679:
I'm quite fond of this. Specifically everything sounds good mix and timbre-wise, the bass is busy, the time signature is quirky, there is this textural synth that comes in that reminds me of something, anyway, I like that enough suddenly appearing out of nowhere, it feels right.
Berkeley Social Scene:
Rocking rhythm, vocals clear and committed, except on the harmony part, the vox providing harmony seems less strong than the spirit of this song would require. Nice guitar tones throughout, good solos. Always sounding together and well mixed.
Distance:
Sparse opener, building suspense, I'm fond of the autotune. Tension in the story and the music is appropriately taut. Beautiful harmonies. Epic in scale, in delivery, and composition, which suits the monarch theme.
Grid:
Musically sort of ambient and appropriately styled for this stream of consciousness type of delivery.
Hostess Mostess:
Catchy tune, I love the treatment of the topic. It has everything I like in g+g tunes plus audience engagement which is like the extra zazz on this delightful revisitation of the US Constitution. It has a rollicking tempo, concise witty lyrics, the guitar sounds fantastic - one problem I have is when people beat guitars as they sing, an aggressive strum is great, listen to your strings brother are they suffering? there's none of that here, the delivery is clean.
jj.is.ok:
Nice straightforward punk sound. Specifically the guitar has a good sound, aggressive, fast, pleasing chord progression, suitable vocal delivery, your voice sounds great. Wanting to be king is not punk, however. Unless its because you know how to live, then we'd have to see...
Tim Hinkle:
Is this all analog instruments (except probably the strings)? Musically, multitextural and engaging. Vintage sound. You kinda sound like Ian Anderson from Jethro Tull. Lyrically this tune is dark, and our narrator is not nice. I particularly enjoy in this song the varied percussion.
V4nnim3l:
Catchy chorus, interesting fast-paced lyrics, ear-pleasing synths. This was one of my favorites of the fight in terms of musical candy, and I mean that as pleasingness, certainly not as lacking substance. This tune packs a lot into a short length: tight, tense verse, expansive colorful chorus, concise clever lyrics in a clear and pleasing voice throughout.

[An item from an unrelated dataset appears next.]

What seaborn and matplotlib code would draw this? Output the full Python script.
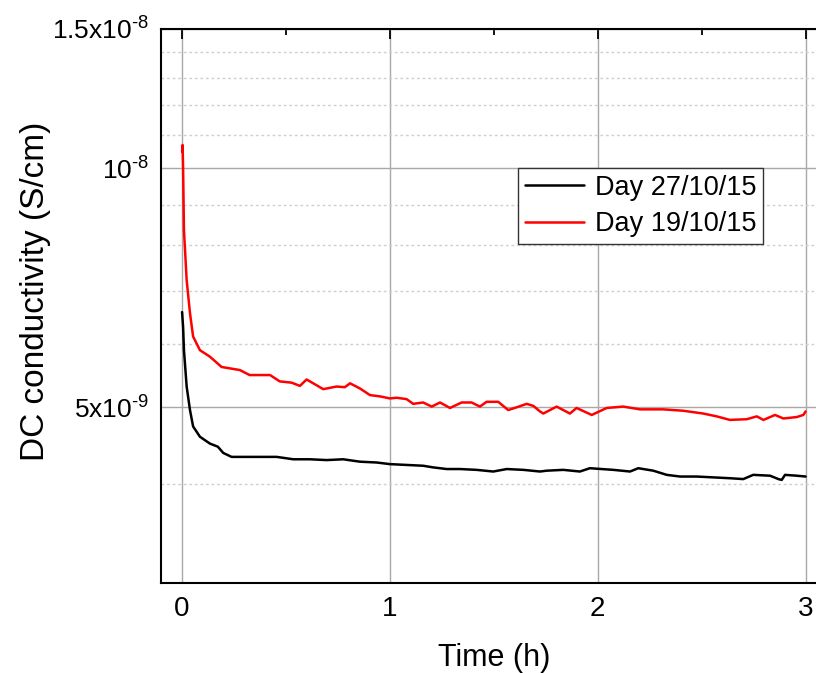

Brown Word and the Big Whine:
I had to portray the acknowledgment of the moment it was made publicly known that this shit is off the rails. I could expound a lot on the meaning behind the lyrics but hopefully they are pretty self explanatory. What if the things we are expected to want are actually deeply fucked up? So fundamentally fucked up that it is no longer obvious, like people are so accepting of viciously fucked up ideas that calling it out as fucked up seems like some slur that needs to be stomped out, a worse offense than the fucked up ideas themselves? And suppose you put on your inner James Baldwin and normie stuff all around you shows signs of a fundamental decay threaded throughout; like where do you turn when the official answer to who authorized murder in international waters is "Your mom"?